Begin SUPPLIED INFORMATION
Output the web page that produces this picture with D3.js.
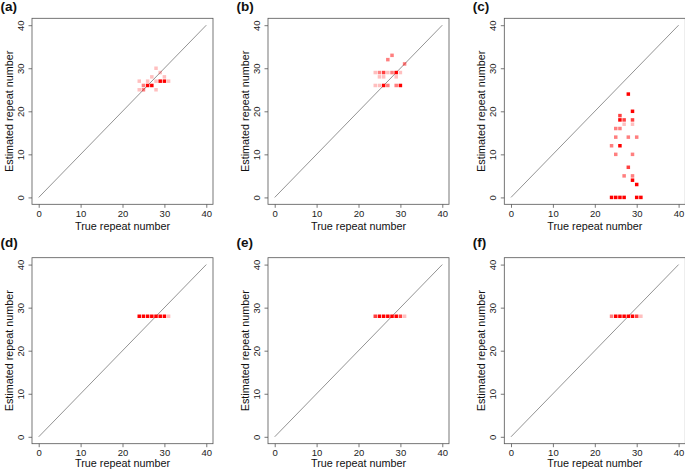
<!DOCTYPE html>
<html><head><meta charset="utf-8">
<script src="https://cdn.jsdelivr.net/npm/d3@7"></script>
<style>body{margin:0;background:#fff}svg{display:block}</style>
</head><body>
<svg id="c" width="685" height="472"></svg>
<script>
// ----- data -----
const panelLabels = ["(a)", "(b)", "(c)", "(d)", "(e)", "(f)"];
const xTicks = [0, 10, 20, 30, 40];
const yTicks = [0, 10, 20, 30, 40];
const xTitle = "True repeat number";
const yTitle = "Estimated repeat number";
const diagonal = [[0, 0], [40, 40]];

// each point: true repeat, estimated repeat, number of overplotted points
const aTrue = [24, 24, 25, 25, 26, 26, 27, 27, 28, 28, 28, 29, 29, 30, 30, 31];
const aEst  = [27, 25, 26, 25, 27, 26, 26, 28, 30, 27, 25, 29, 27, 27, 28, 27];
const aN    = [1, 1, 2, 2, 1, 4, 4, 1, 1, 1, 1, 1, 4, 4, 1, 1];

const bTrue = [28, 27, 31, 24, 25, 26, 27, 28, 29, 30, 25, 26, 29, 24, 25, 26, 27, 29, 30];
const bEst  = [33, 32, 31, 29, 29, 29, 29, 29, 29, 29, 28, 28, 28, 26, 26, 26, 26, 26, 26];
const bN    = [2, 2, 2, 1, 2, 3, 1, 2, 5, 1, 1, 1, 1, 1, 1, 4, 2, 2, 4];

const cTrue = [28, 29, 26, 26, 27, 29, 27, 29, 25, 26, 25, 28, 30, 24, 26, 25, 29, 28, 27, 29, 29, 30, 24, 25, 26, 27, 30, 31];
const cEst  = [24, 20, 19, 18, 18, 18, 17, 17, 16, 16, 14, 14, 14, 12, 12, 10, 10, 7, 5, 5, 4, 3, 0, 0, 0, 0, 0, 0];
const cN    = [4, 4, 3, 4, 3, 3, 1, 1, 2, 2, 2, 2, 2, 2, 4, 2, 2, 3, 2, 2, 4, 4, 4, 4, 4, 4, 4, 4];

const dTrue = [24, 25, 26, 27, 28, 29, 30, 31];
const dEst  = [28, 28, 28, 28, 28, 28, 28, 28];
const dN    = [4, 4, 4, 4, 4, 4, 4, 1];

const eTrue = [24, 25, 26, 27, 28, 29, 30, 31];
const eEst  = [28, 28, 28, 28, 28, 28, 28, 28];
const eN    = [3, 4, 4, 4, 4, 4, 3, 1];

const fTrue = [24, 25, 26, 27, 28, 29, 30, 31];
const fEst  = [28, 28, 28, 28, 28, 28, 28, 28];
const fN    = [2, 4, 4, 4, 4, 4, 3, 1];

const panels = [
  [aTrue, aEst, aN], [bTrue, bEst, bN], [cTrue, cEst, cN],
  [dTrue, dEst, dN], [eTrue, eEst, eN], [fTrue, fEst, fN]
];

// ----- layout -----
const colX = [0, 236, 472.3];
const boxTop = [18.3, 257.7];
const labelY = [10.5, 246.5];
const titleY = [229.5, 466.5];
const boxL = 32, boxW = 181, boxH = 186;
const sq = 3.5;
const font = "'Liberation Sans', Arial, Helvetica, sans-serif";
const intensity = d3.scaleLinear().domain([0, 4]).range([0, 1]).clamp(true);

const svg = d3.select("#c");

panels.forEach((p, i) => {
  const col = i % 3, row = Math.floor(i / 3);
  const ox = colX[col];
  const left = ox + boxL, top = boxTop[row];
  const x = d3.scaleLinear().domain([-1.6, 41.6]).range([left, left + boxW]);
  const y = d3.scaleLinear().domain([-1.6, 41.6]).range([top + boxH, top]);
  const g = svg.append("g");

  g.append("text").attr("x", ox + 0.5).attr("y", labelY[row])
    .attr("font-family", font).attr("font-weight", "bold").attr("font-size", 13.5)
    .attr("fill", "#111").text(panelLabels[i]);

  g.append("path")
    .attr("d", d3.line().x(d => x(d[0])).y(d => y(d[1]))(diagonal))
    .attr("stroke", "#777").attr("stroke-width", 0.8).attr("fill", "none");

  const [xs, ys, ns] = p;
  const pts = xs.map((v, k) => ({x: v, y: ys[k], n: ns[k]}));
  g.selectAll("rect.pt").data(pts).join("rect").attr("class", "pt")
    .attr("x", d => x(d.x) - sq / 2).attr("y", d => y(d.y) - sq / 2)
    .attr("width", sq).attr("height", sq)
    .attr("fill", "#ff0000")
    .attr("fill-opacity", d => intensity(d.n));

  g.append("rect").attr("x", left).attr("y", top).attr("width", boxW).attr("height", boxH)
    .attr("fill", "none").attr("stroke", "#555").attr("stroke-width", 0.8);

  const xa = g.append("g").attr("transform", `translate(0,${top + boxH})`)
    .call(d3.axisBottom(x).tickValues(xTicks).tickSize(3.5).tickSizeOuter(0).tickPadding(2));
  xa.select(".domain").remove();
  xa.selectAll("line").attr("stroke", "#555").attr("stroke-width", 0.8);
  xa.selectAll("text").attr("font-family", font).attr("font-size", 9.5).attr("fill", "#222");

  const ya = g.append("g").attr("transform", `translate(${left},0)`)
    .call(d3.axisLeft(y).tickValues(yTicks).tickSize(3.5).tickSizeOuter(0));
  ya.select(".domain").remove();
  ya.selectAll("line").attr("stroke", "#555").attr("stroke-width", 0.8);
  ya.selectAll("text")
    .attr("font-family", font).attr("font-size", 9.5).attr("fill", "#222")
    .attr("x", null).attr("dy", null)
    .attr("text-anchor", "middle")
    .attr("transform", "translate(-8,0) rotate(-90)");

  g.append("text").attr("x", left + boxW / 2).attr("y", titleY[row])
    .attr("text-anchor", "middle").attr("font-family", font).attr("font-size", 10.8)
    .attr("fill", "#111").text(xTitle);
  g.append("text")
    .attr("transform", `translate(${ox + 12.8},${top + boxH / 2}) rotate(-90)`)
    .attr("text-anchor", "middle").attr("font-family", font).attr("font-size", 10.8)
    .attr("fill", "#111").text(yTitle);
});
</script>
</body></html>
End SUPPLIED INFORMATION
* _TASK OBJECTIVE_: Make an exact copy of the lines from the top of the material through the line with "1, 4, 4, 1, 1];", pictures excluded.

* _EXERCISE OUTPUT_:
Output the web page that produces this picture with D3.js.
<!DOCTYPE html>
<html><head><meta charset="utf-8">
<script src="https://cdn.jsdelivr.net/npm/d3@7"></script>
<style>body{margin:0;background:#fff}svg{display:block}</style>
</head><body>
<svg id="c" width="685" height="472"></svg>
<script>
// ----- data -----
const panelLabels = ["(a)", "(b)", "(c)", "(d)", "(e)", "(f)"];
const xTicks = [0, 10, 20, 30, 40];
const yTicks = [0, 10, 20, 30, 40];
const xTitle = "True repeat number";
const yTitle = "Estimated repeat number";
const diagonal = [[0, 0], [40, 40]];

// each point: true repeat, estimated repeat, number of overplotted points
const aTrue = [24, 24, 25, 25, 26, 26, 27, 27, 28, 28, 28, 29, 29, 30, 30, 31];
const aEst  = [27, 25, 26, 25, 27, 26, 26, 28, 30, 27, 25, 29, 27, 27, 28, 27];
const aN    = [1, 1, 2, 2, 1, 4, 4, 1, 1, 1, 1, 1, 4, 4, 1, 1];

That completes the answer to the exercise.